Trump wants to ban flavored e-cigarettes as concern grows about vaping

President Trump vaping

President Trump wants to take action against vaping products. 


Alex Wong/Getty Images

President Donald Trump on Wednesday stepped up the US government’s action against e-cigarette manufacturers, suggesting a ban of flavored vaping products. Health concerns over e-cigarettes have increased in recent months amid an outbreak of serious lung illnesses that may be related using e-cigarettes, or vaping.

This comes two days after the Food and Drug Administration sent a warning letter to Juul Labs over the company’s marketing practices that included telling students that e-cigs were “totally safe.”

The president’s administration will look to ban all non-tobacco flavored vaping products, according to a report from CBS News Wednesday. Bloomberg reported Trump called vaping a “problem.” 

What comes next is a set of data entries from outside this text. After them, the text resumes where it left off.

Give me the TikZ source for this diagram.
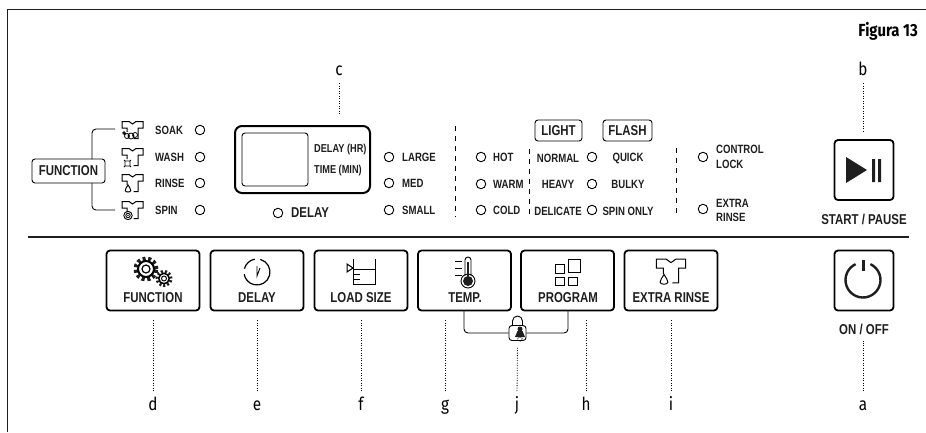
\documentclass[tikz,border=0pt]{standalone}
\usepackage{fontspec}
\usepackage{tikz}
\usetikzlibrary{arrows.meta,positioning,calc}
\newfontfamily\panelfont[FakeStretch=0.8]{Liberation Sans}
\newfontfamily\letterfont[FakeStretch=0.85]{Fira Sans}
\definecolor{panelink}{RGB}{30,30,30}

\tikzset{
    shirtbody/.pic={
        \draw[line width=1pt] (1,8.5) -- (5.5,8.5) -- (5.5,-2) -- (10.5,-2) -- (10.5,-8.5) -- (3.5,-8.5) -- (0,-6) -- (-3.5,-8.5) -- (-10.5,-8.5) -- (-10.5,-2) -- (-5.5,-2) -- (-5.5,2);
    },
    dropmark/.pic={
        \draw[line width=1pt] (0,-4) .. controls (1.2,-1.5) and (2.8,-0.5) .. (2.8,1.5) .. controls (2.8,3.5) and (-2.8,3.5) .. (-2.8,1.5) .. controls (-2.8,-0.5) and (-1.2,-1.5) .. (0,-4) -- cycle;
    }
}

\begin{document}
\begin{tikzpicture}[
    x=1pt,y=-1pt,
    lbl/.style={font=\panelfont\fontsize{12}{14}\selectfont\bfseries,inner sep=0,anchor=west,text=panelink},
    ctrlbl/.style={lbl,anchor=center},
    biglbl/.style={font=\panelfont\fontsize{14.3}{16}\selectfont\bfseries,inner sep=0,text=panelink},
    led/.style={draw,circle,line width=0.9pt,minimum size=9.5pt,inner sep=0},
    tagbox/.style={draw,line width=0.9pt,rounded corners=3pt,inner sep=0,font=\panelfont\fontsize{14.3}{16}\selectfont\bfseries,text=panelink},
    btn/.style={draw,line width=1.8pt,rounded corners=3.5pt,minimum width=93pt,minimum height=60pt,inner sep=0},
    roundbtn/.style={btn,minimum width=59pt},
    letter/.style={font=\letterfont\fontsize{18}{18}\selectfont,inner sep=0,text height=13pt,text depth=4pt,anchor=north},
    callout/.style={line width=0.8pt,dash pattern=on 0.9pt off 1.6pt},
    sepline/.style={line width=0.8pt,dash pattern=on 5pt off 5pt},
    >=Stealth
]
\useasboundingbox (0,0) rectangle (926,432);

\draw[line width=1.2pt,panelink] (7.5,432) -- (7.5,9.5) -- (926,9.5);
\draw[line width=1.2pt,panelink] (28,237) -- (909,237);
\node[inner sep=0,anchor=east,font=\letterfont\fontsize{17.5}{18}\selectfont\bfseries] (figtitle) at (918,31) {Figura 13};

\node[tagbox,minimum width=73pt,minimum height=24pt] (fnlabel) at (68.5,171) {FUNCTION};
\pic at (132.5,130) {shirtbody};
\pic at (132.5,157) {shirtbody};
\pic at (132.5,183) {shirtbody};
\pic at (132.5,210) {shirtbody};
\draw[line width=0.8pt,fill=white] (124,133) circle[radius=1.2pt] (127,136) circle[radius=2.5pt] (131,136) circle[radius=3pt] (135,135) circle[radius=2.5pt];
\draw[line width=0.8pt] (125,161) rectangle (130,166) (124,160) -- (125,161) (131,160) -- (130,161) (124,167) -- (125,166) (131,167) -- (130,166);
\pic at (128,189) {dropmark};
\draw[line width=0.9pt] (128,215.5) circle[radius=4.2pt] (128,215.5) circle[radius=2.2pt];
\fill[panelink] (128,215.5) circle[radius=0.8pt];

\coordinate (soakend) at (115,129);
\coordinate (spinend) at (115,210);
\coordinate (fntop) at (92,159);
\coordinate (fnbottom) at (92,183);
\draw[line width=0.9pt,rounded corners=4pt] (soakend) -| (fntop);
\draw[line width=0.9pt,rounded corners=4pt] (spinend) -| (fnbottom);

\node[lbl] (soak) at (155,130) {SOAK};
\node[lbl] (wash) at (155,157) {WASH};
\node[lbl] (rinse) at (155,183) {RINSE};
\node[lbl] (spin) at (155,210) {SPIN};
\node[led] (ledsoak) at (200,130) {};
\node[led] (ledwash) at (200,157) {};
\node[led] (ledrinse) at (200,183) {};
\node[led] (ledspin) at (200,210) {};

\node[draw,line width=2pt,rounded corners=7pt,minimum width=135pt,minimum height=67pt,inner sep=0] (display) at (302.5,159.5) {};
\node[draw,line width=0.9pt,rounded corners=3pt,minimum width=66pt,minimum height=53pt,inner sep=0] (screen) at (275,159.5) {};
\node[lbl,font=\panelfont\fontsize{11.5}{14}\selectfont\bfseries] (delayhr) at (314,150) {DELAY (HR)};
\node[lbl,font=\panelfont\fontsize{11.5}{14}\selectfont\bfseries] (timemin) at (314,171) {TIME (MIN)};
\node[led] (leddelay) at (278,213) {};
\node[biglbl,anchor=west] (delaytext) at (291,213) {DELAY};

\node[led] (ledlarge) at (389,157) {};
\node[led] (ledmed) at (389,183) {};
\node[led] (ledsmall) at (389,210) {};
\node[lbl] (large) at (402,157) {LARGE};
\node[lbl] (med) at (402,183) {MED};
\node[lbl] (small) at (402,210) {SMALL};

\draw[sepline] (455,126) -- (455,217);
\draw[sepline] (529,149) -- (529,218);
\draw[sepline] (676,148) -- (676,217);

\node[led] (ledhot) at (481,157) {};
\node[led] (ledwarm) at (481,184) {};
\node[led] (ledcold) at (481,210) {};
\node[lbl] (hot) at (493,157) {HOT};
\node[lbl] (warm) at (493,184) {WARM};
\node[lbl] (cold) at (493,210) {COLD};

\node[tagbox,minimum width=47pt,minimum height=21pt] (light) at (558.5,130.5) {LIGHT};
\node[tagbox,minimum width=49pt,minimum height=21pt] (flash) at (627.5,130.5) {FLASH};
\node[ctrlbl] (normal) at (558,158) {NORMAL};
\node[ctrlbl] (heavy) at (558,184) {HEAVY};
\node[ctrlbl] (delicate) at (558,211) {DELICATE};
\node[led] (lednormal) at (592,157) {};
\node[led] (ledheavy) at (592,184) {};
\node[led] (leddelicate) at (592,210) {};
\node[ctrlbl] (quick) at (628,158) {QUICK};
\node[ctrlbl] (bulky) at (628,184) {BULKY};
\node[ctrlbl] (spinonly) at (628,211) {SPIN ONLY};

\node[led] (ledlock) at (703,157) {};
\node[led] (ledextra) at (703,209) {};
\node[lbl,align=left,font=\panelfont\fontsize{12}{14.5}\selectfont\bfseries] (ctrllock) at (716,157) {CONTROL\\LOCK};
\node[lbl,align=left,font=\panelfont\fontsize{12}{14.5}\selectfont\bfseries] (extrarinse) at (716,210.5) {EXTRA\\RINSE};

\node[roundbtn] (startbtn) at (864,170) {};
\fill[panelink] (846,157) -- (867,170) -- (846,183) -- cycle;
\fill[panelink] (872,159) rectangle (875,182) (878,159) rectangle (881,182);
\node[biglbl] (starttext) at (864,219) {START / PAUSE};

\node[btn] (btnfunction) at (153,280.5) {};
\node[btn] (btndelay) at (257,280.5) {};
\node[btn] (btnload) at (361,280.5) {};
\node[btn] (btntemp) at (464.5,280.5) {};
\node[btn] (btnprogram) at (567.5,280.5) {};
\node[btn] (btnextra) at (671,280.5) {};
\node[roundbtn] (btnpower) at (864,280.5) {};

\node[biglbl] (tfunction) at (153,298) {FUNCTION};
\node[biglbl] (tdelay) at (257,298) {DELAY};
\node[biglbl] (tload) at (361,298) {LOAD SIZE};
\node[biglbl] (ttemp) at (465,298) {TEMP.};
\node[biglbl] (tprogram) at (568,298) {PROGRAM};
\node[biglbl] (textra) at (671,298) {EXTRA RINSE};
\node[biglbl] (onoff) at (864,329) {ON / OFF};

\draw[line width=4pt,dash pattern=on 3pt off 2.6pt,panelink] (146,269) circle[radius=10.5pt];
\draw[line width=2pt,fill=white] (146,269) circle[radius=8pt];
\draw[line width=1.2pt] (146,269) circle[radius=4pt];
\draw[line width=3pt,dash pattern=on 2pt off 2pt,panelink] (164,278.5) circle[radius=7pt];
\draw[line width=1.5pt,fill=white] (164,278.5) circle[radius=5.2pt];
\draw[line width=0.9pt] (164,278.5) circle[radius=2.5pt];

\draw[line width=1.2pt] (257,272) ++(75:13pt) arc[start angle=75,end angle=-170,radius=13pt];
\draw[line width=1.2pt] (257,272) ++(165:13pt) arc[start angle=165,end angle=100,radius=13pt];
\draw[line width=0.9pt] (257,266) -- (257,276) -- (260,268);

\draw[line width=1pt] (353,259) -- (353,284) -- (375,284) -- (375,259);
\draw[line width=1pt] (353,269) -- (375,269) (353,274) -- (360,274) (353,279) -- (360,279);
\draw[line width=1pt] (347,264) -- (353,268) -- (347,272) -- cycle;

\draw[line width=1pt] (455,261) -- (462,261) (455,268) -- (462,268) (455,275) -- (462,275);
\draw[line width=0.9pt] (465,276) -- (465,260) arc[start angle=180,end angle=0,radius=3pt] -- (471,276);
\draw[line width=0.9pt] (468,281) circle[radius=7pt];
\fill[panelink] (468,281) circle[radius=5pt];
\draw[line width=1.6pt,panelink] (468,262) -- (468,278);

\draw[line width=1pt] (555,264) rectangle (564,273) (568,259) rectangle (580.5,272) (555,277) rectangle (564,285) (568,277) rectangle (577,285);

\pic[scale=1.4] at (671,271) {shirtbody};
\pic[scale=1.4] at (664,280) {dropmark};

\draw[line width=2.4pt,panelink] (863,280) ++(65:17.5pt) arc[start angle=65,end angle=-245,radius=17.5pt];
\draw[line width=3pt,panelink] (863,260) -- (863,271);

\node[draw,line width=0.9pt,rounded corners=3pt,minimum width=17pt,minimum height=15pt,inner sep=0] (lockicon) at (517.5,333) {};
\draw[line width=0.9pt] (512.5,326) -- (512.5,321) arc[start angle=180,end angle=0,radius=5pt] -- (522.5,326);
\fill[panelink] (520,329) circle[radius=2.5pt] (515,337) -- (517.5,331) -- (522.5,331) -- (525,337) -- cycle;
\draw[line width=0.7pt,dash pattern=on 1pt off 1pt] (520,339) circle[radius=2.2pt];
\coordinate (tempdrop) at (464,311);
\coordinate (progdrop) at (568,311);
\draw[line width=0.9pt,rounded corners=4pt] (tempdrop) |- (lockicon.west);
\draw[line width=0.9pt,rounded corners=4pt] (progdrop) |- (lockicon.east);

\node[letter] (la) at (863,397) {a};
\node[letter] (lb) at (863,62) {b};
\node[letter] (lc) at (339,62) {c};
\node[letter] (ld) at (153,397) {d};
\node[letter] (le) at (257,397) {e};
\node[letter] (lf) at (361,397) {f};
\node[letter] (lg) at (445,397) {g};
\node[letter] (lh) at (586,397) {h};
\node[letter] (li) at (671,397) {i};
\node[letter] (lj) at (517,397) {j};

\draw[callout,shorten <=6pt,shorten >=6pt] (la.north) -- (onoff.south -| la);
\draw[callout,shorten <=4pt,shorten >=7pt] (lb.south) -- (startbtn.north -| lb);
\draw[callout,shorten <=4pt,shorten >=10pt] (lc.south) -- (display.north -| lc);
\draw[callout,shorten <=6pt,shorten >=9pt] (ld.north) -- (btnfunction.south);
\draw[callout,shorten <=6pt,shorten >=9pt] (le.north) -- (btndelay.south);
\draw[callout,shorten <=6pt,shorten >=9pt] (lf.north) -- (btnload.south);
\draw[callout,shorten <=6pt,shorten >=9pt] (lg.north) -- (btntemp.south -| lg);
\draw[callout,shorten <=6pt,shorten >=9pt] (lh.north) -- (btnprogram.south -| lh);
\draw[callout,shorten <=6pt,shorten >=9pt] (li.north) -- (btnextra.south);
\draw[callout,shorten <=6pt,shorten >=7pt] (lj.north) -- (lockicon.south);
\end{tikzpicture}
\end{document}
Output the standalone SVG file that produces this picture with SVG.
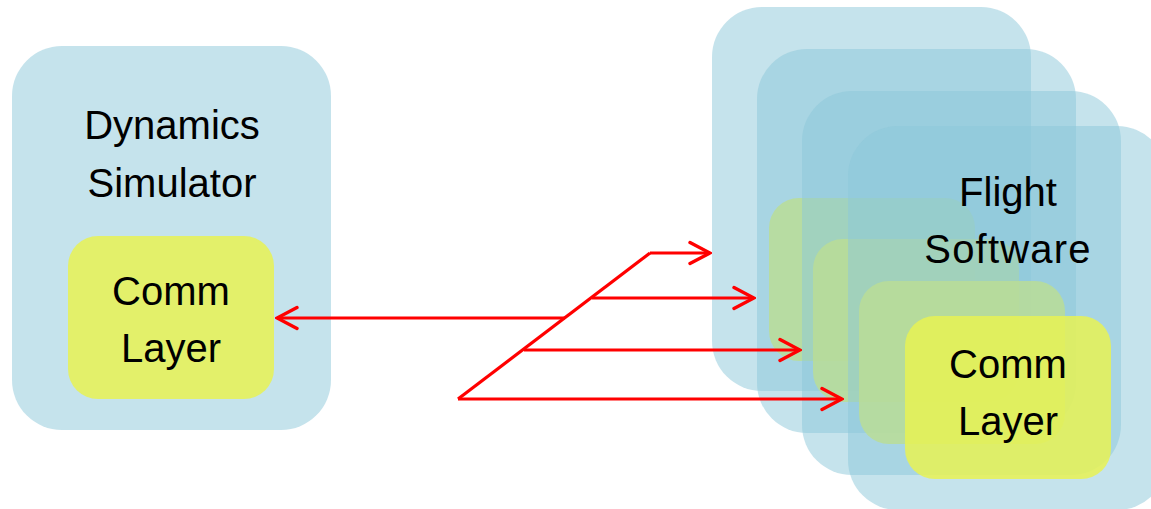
<svg xmlns="http://www.w3.org/2000/svg" width="1151" height="509" viewBox="0 0 1151 509">
  <style>
    .host { fill: rgb(139,199,217); fill-opacity: 0.5; }
    .comm { fill: rgb(231,242,84); fill-opacity: 0.85; }
    .lbl { font-family: "Liberation Sans", Arial, sans-serif; font-size: 40px; fill: #000; text-anchor: middle; }
    .wire { stroke: #ff0000; stroke-width: 3.2; fill: none; stroke-linecap: butt; }
  </style>
  <defs>
    <marker id="vhead" viewBox="-24 -13 26 26" markerWidth="26" markerHeight="26" refX="0" refY="0" orient="auto" markerUnits="userSpaceOnUse">
      <path d="M-20,-10.5 L0,0 L-20,10.5" fill="none" stroke="#ff0000" stroke-width="3.4" stroke-linecap="round" stroke-linejoin="miter"/>
    </marker>
  </defs>
  <rect width="1151" height="509" fill="#ffffff"/>

  <g id="dynamics-simulator">
    <rect class="host" x="12" y="46" width="319" height="384" rx="50" ry="50"/>
    <text class="lbl" x="172" y="139">Dynamics</text>
    <text class="lbl" x="172" y="197">Simulator</text>
  </g>
  <g id="sim-comm-layer">
    <rect class="comm" x="68" y="236" width="206" height="163" rx="30" ry="30"/>
    <text class="lbl" x="171" y="305">Comm</text>
    <text class="lbl" x="171" y="362">Layer</text>
  </g>

  <g id="flight-software-1">
    <rect class="host" x="712" y="7" width="319" height="384" rx="50" ry="50"/>
  </g>
  <g id="fsw-comm-layer-1">
    <rect class="comm" x="769" y="198" width="206" height="163" rx="30" ry="30"/>
  </g>
  <g id="flight-software-2">
    <rect class="host" x="757" y="49" width="319" height="384" rx="50" ry="50"/>
  </g>
  <g id="fsw-comm-layer-2">
    <rect class="comm" x="813" y="239" width="206" height="163" rx="30" ry="30"/>
  </g>
  <g id="flight-software-3">
    <rect class="host" x="802" y="91" width="319" height="384" rx="50" ry="50"/>
  </g>
  <g id="fsw-comm-layer-3">
    <rect class="comm" x="859" y="281" width="206" height="163" rx="30" ry="30"/>
  </g>
  <g id="flight-software-4">
    <rect class="host" x="848" y="126" width="319" height="384" rx="50" ry="50"/>
    <text class="lbl" x="1008" y="206">Flight</text>
    <text class="lbl" x="1008" y="263" letter-spacing="1.2">Software</text>
  </g>
  <g id="fsw-comm-layer-4">
    <rect class="comm" x="905" y="316" width="206" height="163" rx="30" ry="30"/>
    <text class="lbl" x="1008" y="378">Comm</text>
    <text class="lbl" x="1008" y="435">Layer</text>
  </g>

  <g id="connectors">
    <path class="wire" d="M565,318 L277,318" marker-end="url(#vhead)"/>
    <path class="wire" d="M458,399 L650,253"/>
    <path class="wire" d="M650,253 L710,253" marker-end="url(#vhead)"/>
    <path class="wire" d="M592,298 L754,298" marker-end="url(#vhead)"/>
    <path class="wire" d="M524,350 L800,350" marker-end="url(#vhead)"/>
    <path class="wire" d="M458,399 L842,399" marker-end="url(#vhead)"/>
  </g>
</svg>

“We may very well have to do something very, very strong about it,” the president said Wednesday in the White House. “We can’t allow people to get sick. People are dying.”

Alex Azar, health and human services secretary, says the FDA will plan the removal of all e-cigarette flavors with the exception of tobacco flavor, which can still be sold. According to the secretary, manufacturers of flavored vaping products would be able to file for FDA approval but remain off the market until approved. He says President Barack Obama’s administration allowed for companies to sell e-cigarettes in an “unregulated way” in hopes that smokers would choose non-combustible tobacco. 

“We’re seeing a surge in high school and middle school kids using these flavored products,” Azar said in a tweet from the official White House Twitter account Wednesday. “We got to stop it. We’re going to have a whole generation of children addicted to nicotine, and that’s just horrible.”

The Federal Trade Commission also is looking into Juul’s marketing. 

In August, the Centers for Disease Control and Prevention opened a probe on vaping after more than 150 people were hospitalized with lung issues

The White House didn’t respond to a request for comment. 

Originally published Sept. 11 11:06 a.m. PT.
Update, 11:33 a.m. PT: Adds more background details. 6:24 p.m. PT: Adds White House tweet.